▶ [What is asked]:
Output every line exactly as written. Leave out pictures.

╭─ Stored data

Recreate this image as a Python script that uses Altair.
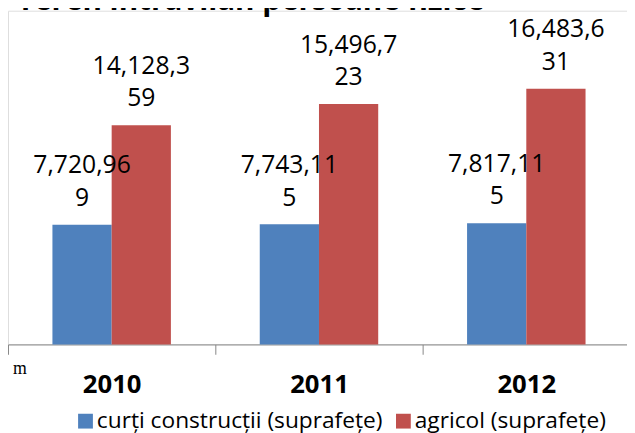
import altair as alt
import pandas as pd

years = ["2010", "2011", "2012"]
series = ["curți construcții (suprafețe)", "agricol (suprafețe)"]
curti = [7720.969, 7743.115, 7817.115]
agricol = [14128.359, 15496.723, 16483.631]
curti_lbl = [["7,720,96", "9"], ["7,743,11", "5"], ["7,817,11", "5"]]
agricol_lbl = [["14,128,3", "59"], ["15,496,7", "23"], ["16,483,6", "31"]]
title_text = "Teren intravilan persoane fizice"
stray_text = "m"
colors = ["#4F81BD", "#C0504D"]

rows = []
for i, yr in enumerate(years):
    rows.append({"year": yr, "serie": series[0], "v": curti[i], "lbl": curti_lbl[i]})
    rows.append({"year": yr, "serie": series[1], "v": agricol[i], "lbl": agricol_lbl[i]})
df = pd.DataFrame(rows)

x = alt.X(
    "year:N",
    sort=years,
    scale=alt.Scale(range=[0, 630], paddingInner=0, paddingOuter=0),
    axis=alt.Axis(
        title=None, labelAngle=0, labelFont="Open Sans", labelFontWeight="bold",
        labelFontSize=26, labelColor="#000000", labelPadding=18, tickSize=10,
        tickBand="extent", domainColor="#868686", tickColor="#868686",
        domainWidth=1, tickWidth=1, grid=False,
    ),
)
xo = alt.XOffset("serie:N", sort=series,
                 scale=alt.Scale(paddingInner=0, paddingOuter=0.75))
y = alt.Y("v:Q", scale=alt.Scale(domain=[0, 21511], nice=False, zero=True), axis=None)
color = alt.Color(
    "serie:N",
    sort=series,
    scale=alt.Scale(domain=series, range=colors),
    legend=alt.Legend(
        title=None, orient="none", legendX=67, legendY=404, direction="horizontal",
        symbolType="square", symbolSize=225, symbolStrokeWidth=0,
        labelFont="Open Sans", labelFontSize=23, labelColor="#000000", labelLimit=500,
        labelOffset=0, columnPadding=9, padding=0,
    ),
)

bars = alt.Chart(df).mark_bar().encode(x=x, xOffset=xo, y=y, color=color)

labels = alt.Chart(df).mark_text(
    baseline="bottom", dy=-47, lineHeight=33, font="Open Sans", fontSize=25, color="#000000"
).encode(x=x, xOffset=xo, y=y, text="lbl:N")

ttl = alt.Chart(pd.DataFrame({"t": [title_text]})).mark_text(
    align="left", baseline="alphabetic", font="Open Sans", fontWeight="bold",
    fontSize=30, color="#000000"
).encode(x=alt.value(9), y=alt.value(-1), text="t:N")

mtxt = alt.Chart(pd.DataFrame({"t": [stray_text]})).mark_text(
    align="left", baseline="alphabetic", font="Liberation Serif", fontSize=18, color="#000000"
).encode(x=alt.value(5), y=alt.value(368), text="t:N")

chart = alt.layer(bars, labels, ttl, mtxt).properties(
    width=627, height=338,
    autosize=alt.AutoSizeParams(type="none"),
    padding={"left": 0, "top": 0, "right": 0, "bottom": 87},
).configure_view(stroke=None).configure(background="white")

chart.save("out.html", embed_options={"renderer": "svg", "actions": False})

╰─

▶ [Correct response]:
Recreate this image as a Python script that uses Altair.
import altair as alt
import pandas as pd

years = ["2010", "2011", "2012"]
series = ["curți construcții (suprafețe)", "agricol (suprafețe)"]
curti = [7720.969, 7743.115, 7817.115]
agricol = [14128.359, 15496.723, 16483.631]
curti_lbl = [["7,720,96", "9"], ["7,743,11", "5"], ["7,817,11", "5"]]
agricol_lbl = [["14,128,3", "59"], ["15,496,7", "23"], ["16,483,6", "31"]]
title_text = "Teren intravilan persoane fizice"
stray_text = "m"
colors = ["#4F81BD", "#C0504D"]

rows = []
for i, yr in enumerate(years):
    rows.append({"year": yr, "serie": series[0], "v": curti[i], "lbl": curti_lbl[i]})
    rows.append({"year": yr, "serie": series[1], "v": agricol[i], "lbl": agricol_lbl[i]})
df = pd.DataFrame(rows)

x = alt.X(
    "year:N",
    sort=years,
    scale=alt.Scale(range=[0, 630], paddingInner=0, paddingOuter=0),
    axis=alt.Axis(
        title=None, labelAngle=0, labelFont="Open Sans", labelFontWeight="bold",
        labelFontSize=26, labelColor="#000000", labelPadding=18, tickSize=10,
        tickBand="extent", domainColor="#868686", tickColor="#868686",
        domainWidth=1, tickWidth=1, grid=False,
    ),
)
xo = alt.XOffset("serie:N", sort=series,
                 scale=alt.Scale(paddingInner=0, paddingOuter=0.75))
y = alt.Y("v:Q", scale=alt.Scale(domain=[0, 21511], nice=False, zero=True), axis=None)
color = alt.Color(
    "serie:N",
    sort=series,
    scale=alt.Scale(domain=series, range=colors),
    legend=alt.Legend(
        title=None, orient="none", legendX=67, legendY=404, direction="horizontal",
        symbolType="square", symbolSize=225, symbolStrokeWidth=0,
        labelFont="Open Sans", labelFontSize=23, labelColor="#000000", labelLimit=500,
        labelOffset=0, columnPadding=9, padding=0,
    ),
)

bars = alt.Chart(df).mark_bar().encode(x=x, xOffset=xo, y=y, color=color)

labels = alt.Chart(df).mark_text(
    baseline="bottom", dy=-47, lineHeight=33, font="Open Sans", fontSize=25, color="#000000"
).encode(x=x, xOffset=xo, y=y, text="lbl:N")

ttl = alt.Chart(pd.DataFrame({"t": [title_text]})).mark_text(
    align="left", baseline="alphabetic", font="Open Sans", fontWeight="bold",
    fontSize=30, color="#000000"
).encode(x=alt.value(9), y=alt.value(-1), text="t:N")

mtxt = alt.Chart(pd.DataFrame({"t": [stray_text]})).mark_text(
    align="left", baseline="alphabetic", font="Liberation Serif", fontSize=18, color="#000000"
).encode(x=alt.value(5), y=alt.value(368), text="t:N")

chart = alt.layer(bars, labels, ttl, mtxt).properties(
    width=627, height=338,
    autosize=alt.AutoSizeParams(type="none"),
    padding={"left": 0, "top": 0, "right": 0, "bottom": 87},
).configure_view(stroke=None).configure(background="white")

chart.save("out.html", embed_options={"renderer": "svg", "actions": False})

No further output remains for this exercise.